*WHAT IS ASKED*. Restate each line word for word. Leave out every picture.

*DATA PROVIDED*.
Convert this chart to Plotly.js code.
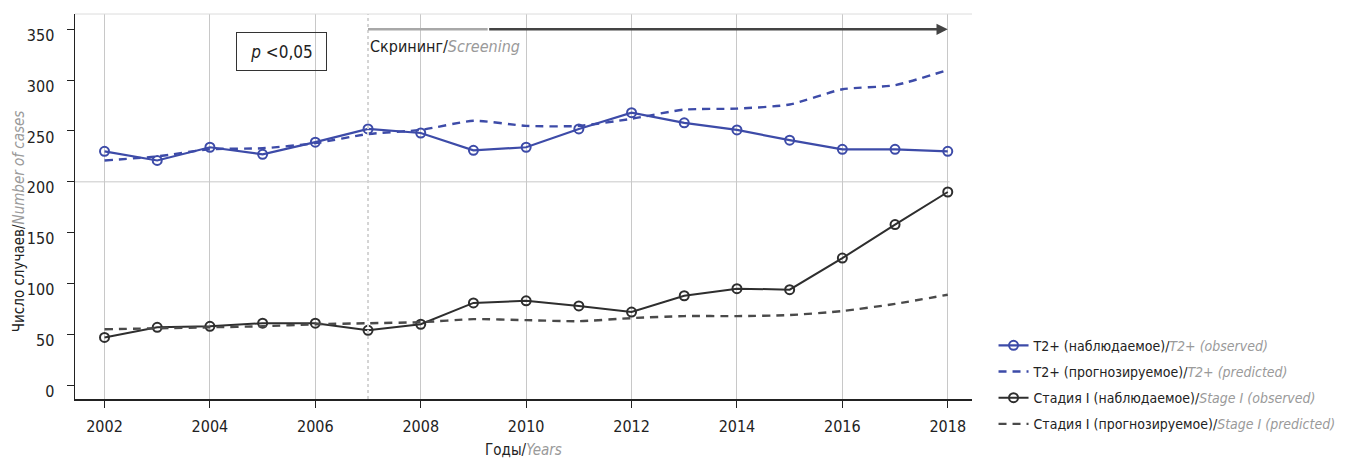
<!DOCTYPE html>
<html>
<head>
<meta charset="utf-8">
<script src="https://cdn.plot.ly/plotly-3.0.1.min.js"></script>
<style>html,body{margin:0;padding:0;background:#fff;}#chart{width:1352px;height:459px;}</style>
</head>
<body>
<div id="chart"></div>
<script>
const years = [2002,2003,2004,2005,2006,2007,2008,2009,2010,2011,2012,2013,2014,2015,2016,2017,2018];
const t2Observed  = [230,221,234,227,239,252,248,231,234,252,268,258,251,241,232,232,230];
const t2Predicted = [221,225,232,233,238,247,251,260,255,255,262,271,272,276,291,295,310];
const s1Observed  = [47,57,58,61,61,54,60,81,83,78,72,88,95,94,125,158,190];
const s1Predicted = [55,56,57,58,60,61,62,65,64,63,66,68,68,69,73,80,89];
const yTicks = [0,50,100,150,200,250,300,350];
const xTicks = [2002,2004,2006,2008,2010,2012,2014,2016,2018];
const names = [
  'T2+ (наблюдаемое)/<i><span style="color:#9a9a9a">T2+ (observed)</span></i>',
  'T2+ (прогнозируемое)/<i><span style="color:#9a9a9a">T2+ (predicted)</span></i>',
  'Стадия I (наблюдаемое)/<i><span style="color:#9a9a9a">Stage I (observed)</span></i>',
  'Стадия I (прогнозируемое)/<i><span style="color:#9a9a9a">Stage I (predicted)</span></i>'
];
const screenStart = 2007, screenEnd = 2018, screenLevel = 350, screenFade = 2009.27;

const FONT = '"DejaVu Sans Condensed", "Liberation Sans Narrow", sans-serif';
const BLUE = '#3d4ba8', DARK = '#2e2e2e', DARKDASH = '#4a4a4a';

const traces = [
  {x: years, y: t2Observed, name: names[0], legendgroup: 'a', mode: 'lines+markers',
   line: {color: BLUE, width: 2.2},
   marker: {symbol: 'circle-open', size: 9, color: BLUE, line: {width: 2, color: BLUE}}},
  {x: years, y: t2Predicted, name: names[1], legendgroup: 'b', mode: 'lines',
   line: {color: BLUE, width: 2.4, dash: '8px,6px', shape: 'spline', smoothing: 0.6}},
  {x: years, y: s1Observed, name: names[2], legendgroup: 'c', mode: 'lines+markers',
   line: {color: DARK, width: 2},
   marker: {symbol: 'circle-open', size: 9, color: DARK, line: {width: 2, color: DARK}}},
  {x: years, y: s1Predicted, name: names[3], legendgroup: 'd', mode: 'lines',
   line: {color: DARKDASH, width: 2.4, dash: '8px,6px', shape: 'spline', smoothing: 0.6}}
];

const layout = {
  width: 1352, height: 459,
  margin: {l: 75, r: 380, t: 14, b: 60, pad: 0, autoexpand: false},
  paper_bgcolor: '#fff', plot_bgcolor: '#fff',
  font: {family: FONT, size: 16, color: '#222'},
  showlegend: true,
  legend: {x: 1.024, y: 0.18, xanchor: 'left', yanchor: 'top',
           font: {family: FONT, size: 14, color: '#222'}, tracegroupgap: 5,
           bgcolor: 'rgba(0,0,0,0)'},
  xaxis: {range: [2001.44, 2018.46], tickvals: xTicks, ticks: 'outside', ticklen: 7,
          tickcolor: '#222', showline: true, linecolor: '#222', linewidth: 1.5,
          showgrid: true, gridcolor: '#c8c8c8', gridwidth: 1, zeroline: false,
          tickfont: {family: FONT, size: 16}, ticklabelstandoff: 5,
          title: {text: 'Годы/<i><span style="color:#9a9a9a">Years</span></i>', font: {family: FONT, size: 15}, standoff: 12}},
  yaxis: {range: [-13.5, 365], tickvals: yTicks, ticks: 'outside', ticklen: 7,
          tickcolor: '#222', showline: true, linecolor: '#222', linewidth: 1.5,
          showgrid: false, zeroline: false, ticklabelshift: 6, ticklabelstandoff: 9,
          tickfont: {family: FONT, size: 16}},
  shapes: [
    {type: 'line', xref: 'paper', yref: 'y', x0: 0, x1: 0.975, y0: 200, y1: 200,
     line: {color: '#c8c8c8', width: 1}},
    {type: 'line', xref: 'paper', yref: 'paper', x0: 0, x1: 1, y0: 1, y1: 1,
     line: {color: '#dcdcdc', width: 1}},
    {type: 'line', xref: 'x', yref: 'paper', x0: screenStart, x1: screenStart, y0: 0, y1: 1,
     line: {color: '#d4d4d4', width: 2, dash: 'dot'}},
    {type: 'line', xref: 'x', yref: 'y', x0: screenStart, x1: screenFade, y0: screenLevel, y1: screenLevel,
     line: {color: '#a8a8a8', width: 2.5}}
  ],
  annotations: [
    {x: screenEnd, y: screenLevel, ax: screenFade, ay: screenLevel, axref: 'x', ayref: 'y',
     xref: 'x', yref: 'y', showarrow: true, arrowhead: 2, arrowsize: 0.9, arrowwidth: 2.5,
     arrowcolor: '#444', text: ''},
    {x: screenStart, y: screenLevel, xref: 'x', yref: 'y', xanchor: 'left', yanchor: 'top',
     yshift: -6, showarrow: false,
     text: 'Скрининг/<i><span style="color:#9a9a9a">Screening</span></i>',
     font: {family: FONT, size: 16, color: '#222'}},
    {x: 2005.36, y: 328, xref: 'x', yref: 'y', showarrow: false,
     text: '<i>p</i> &lt;0,05', font: {family: FONT, size: 17, color: '#222'},
     bordercolor: '#333', borderwidth: 1, borderpad: 3, width: 83, height: 31,
     bgcolor: 'rgba(0,0,0,0)'},
    {x: -0.0624, y: 0.462, xref: 'paper', yref: 'paper', xanchor: 'center', yanchor: 'middle',
     showarrow: false, textangle: -90,
     text: 'Число случаев/<i><span style="color:#9a9a9a">Number of cases</span></i>',
     font: {family: FONT, size: 15, color: '#222'}}
  ]
};

Plotly.newPlot('chart', traces, layout, {staticPlot: true, displayModeBar: false});
</script>
</body>
</html>
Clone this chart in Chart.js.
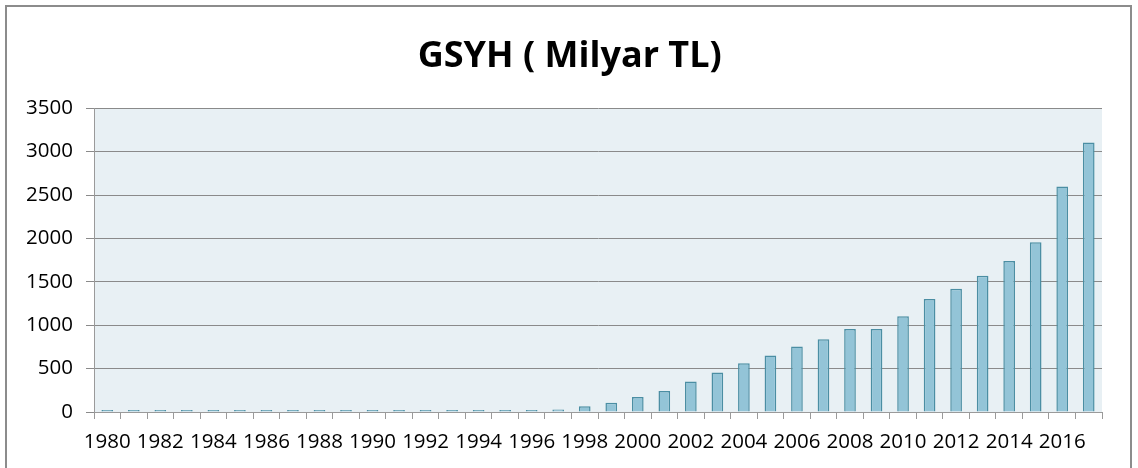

*SOLUTION TO THE EXERCISE*.
Convert this chart to Plotly.js code.
<!DOCTYPE html>
<html>
<head>
<meta charset="utf-8">
<script src="https://cdn.plot.ly/plotly-3.0.1.min.js"></script>
<style>html,body{margin:0;padding:0;background:#fff;}#chart{width:1352px;height:459px;}</style>
</head>
<body>
<div id="chart"></div>
<script>
const years = [2002,2003,2004,2005,2006,2007,2008,2009,2010,2011,2012,2013,2014,2015,2016,2017,2018];
const t2Observed  = [230,221,234,227,239,252,248,231,234,252,268,258,251,241,232,232,230];
const t2Predicted = [221,225,232,233,238,247,251,260,255,255,262,271,272,276,291,295,310];
const s1Observed  = [47,57,58,61,61,54,60,81,83,78,72,88,95,94,125,158,190];
const s1Predicted = [55,56,57,58,60,61,62,65,64,63,66,68,68,69,73,80,89];
const yTicks = [0,50,100,150,200,250,300,350];
const xTicks = [2002,2004,2006,2008,2010,2012,2014,2016,2018];
const names = [
  'T2+ (наблюдаемое)/<i><span style="color:#9a9a9a">T2+ (observed)</span></i>',
  'T2+ (прогнозируемое)/<i><span style="color:#9a9a9a">T2+ (predicted)</span></i>',
  'Стадия I (наблюдаемое)/<i><span style="color:#9a9a9a">Stage I (observed)</span></i>',
  'Стадия I (прогнозируемое)/<i><span style="color:#9a9a9a">Stage I (predicted)</span></i>'
];
const screenStart = 2007, screenEnd = 2018, screenLevel = 350, screenFade = 2009.27;

const FONT = '"DejaVu Sans Condensed", "Liberation Sans Narrow", sans-serif';
const BLUE = '#3d4ba8', DARK = '#2e2e2e', DARKDASH = '#4a4a4a';

const traces = [
  {x: years, y: t2Observed, name: names[0], legendgroup: 'a', mode: 'lines+markers',
   line: {color: BLUE, width: 2.2},
   marker: {symbol: 'circle-open', size: 9, color: BLUE, line: {width: 2, color: BLUE}}},
  {x: years, y: t2Predicted, name: names[1], legendgroup: 'b', mode: 'lines',
   line: {color: BLUE, width: 2.4, dash: '8px,6px', shape: 'spline', smoothing: 0.6}},
  {x: years, y: s1Observed, name: names[2], legendgroup: 'c', mode: 'lines+markers',
   line: {color: DARK, width: 2},
   marker: {symbol: 'circle-open', size: 9, color: DARK, line: {width: 2, color: DARK}}},
  {x: years, y: s1Predicted, name: names[3], legendgroup: 'd', mode: 'lines',
   line: {color: DARKDASH, width: 2.4, dash: '8px,6px', shape: 'spline', smoothing: 0.6}}
];

const layout = {
  width: 1352, height: 459,
  margin: {l: 75, r: 380, t: 14, b: 60, pad: 0, autoexpand: false},
  paper_bgcolor: '#fff', plot_bgcolor: '#fff',
  font: {family: FONT, size: 16, color: '#222'},
  showlegend: true,
  legend: {x: 1.024, y: 0.18, xanchor: 'left', yanchor: 'top',
           font: {family: FONT, size: 14, color: '#222'}, tracegroupgap: 5,
           bgcolor: 'rgba(0,0,0,0)'},
  xaxis: {range: [2001.44, 2018.46], tickvals: xTicks, ticks: 'outside', ticklen: 7,
          tickcolor: '#222', showline: true, linecolor: '#222', linewidth: 1.5,
          showgrid: true, gridcolor: '#c8c8c8', gridwidth: 1, zeroline: false,
          tickfont: {family: FONT, size: 16}, ticklabelstandoff: 5,
          title: {text: 'Годы/<i><span style="color:#9a9a9a">Years</span></i>', font: {family: FONT, size: 15}, standoff: 12}},
  yaxis: {range: [-13.5, 365], tickvals: yTicks, ticks: 'outside', ticklen: 7,
          tickcolor: '#222', showline: true, linecolor: '#222', linewidth: 1.5,
          showgrid: false, zeroline: false, ticklabelshift: 6, ticklabelstandoff: 9,
          tickfont: {family: FONT, size: 16}},
  shapes: [
    {type: 'line', xref: 'paper', yref: 'y', x0: 0, x1: 0.975, y0: 200, y1: 200,
     line: {color: '#c8c8c8', width: 1}},
    {type: 'line', xref: 'paper', yref: 'paper', x0: 0, x1: 1, y0: 1, y1: 1,
     line: {color: '#dcdcdc', width: 1}},
    {type: 'line', xref: 'x', yref: 'paper', x0: screenStart, x1: screenStart, y0: 0, y1: 1,
     line: {color: '#d4d4d4', width: 2, dash: 'dot'}},
    {type: 'line', xref: 'x', yref: 'y', x0: screenStart, x1: screenFade, y0: screenLevel, y1: screenLevel,
     line: {color: '#a8a8a8', width: 2.5}}
  ],
  annotations: [
    {x: screenEnd, y: screenLevel, ax: screenFade, ay: screenLevel, axref: 'x', ayref: 'y',
     xref: 'x', yref: 'y', showarrow: true, arrowhead: 2, arrowsize: 0.9, arrowwidth: 2.5,
     arrowcolor: '#444', text: ''},
    {x: screenStart, y: screenLevel, xref: 'x', yref: 'y', xanchor: 'left', yanchor: 'top',
     yshift: -6, showarrow: false,
     text: 'Скрининг/<i><span style="color:#9a9a9a">Screening</span></i>',
     font: {family: FONT, size: 16, color: '#222'}},
    {x: 2005.36, y: 328, xref: 'x', yref: 'y', showarrow: false,
     text: '<i>p</i> &lt;0,05', font: {family: FONT, size: 17, color: '#222'},
     bordercolor: '#333', borderwidth: 1, borderpad: 3, width: 83, height: 31,
     bgcolor: 'rgba(0,0,0,0)'},
    {x: -0.0624, y: 0.462, xref: 'paper', yref: 'paper', xanchor: 'center', yanchor: 'middle',
     showarrow: false, textangle: -90,
     text: 'Число случаев/<i><span style="color:#9a9a9a">Number of cases</span></i>',
     font: {family: FONT, size: 15, color: '#222'}}
  ]
};

Plotly.newPlot('chart', traces, layout, {staticPlot: true, displayModeBar: false});
</script>
</body>
</html>
Clone this chart in Chart.js.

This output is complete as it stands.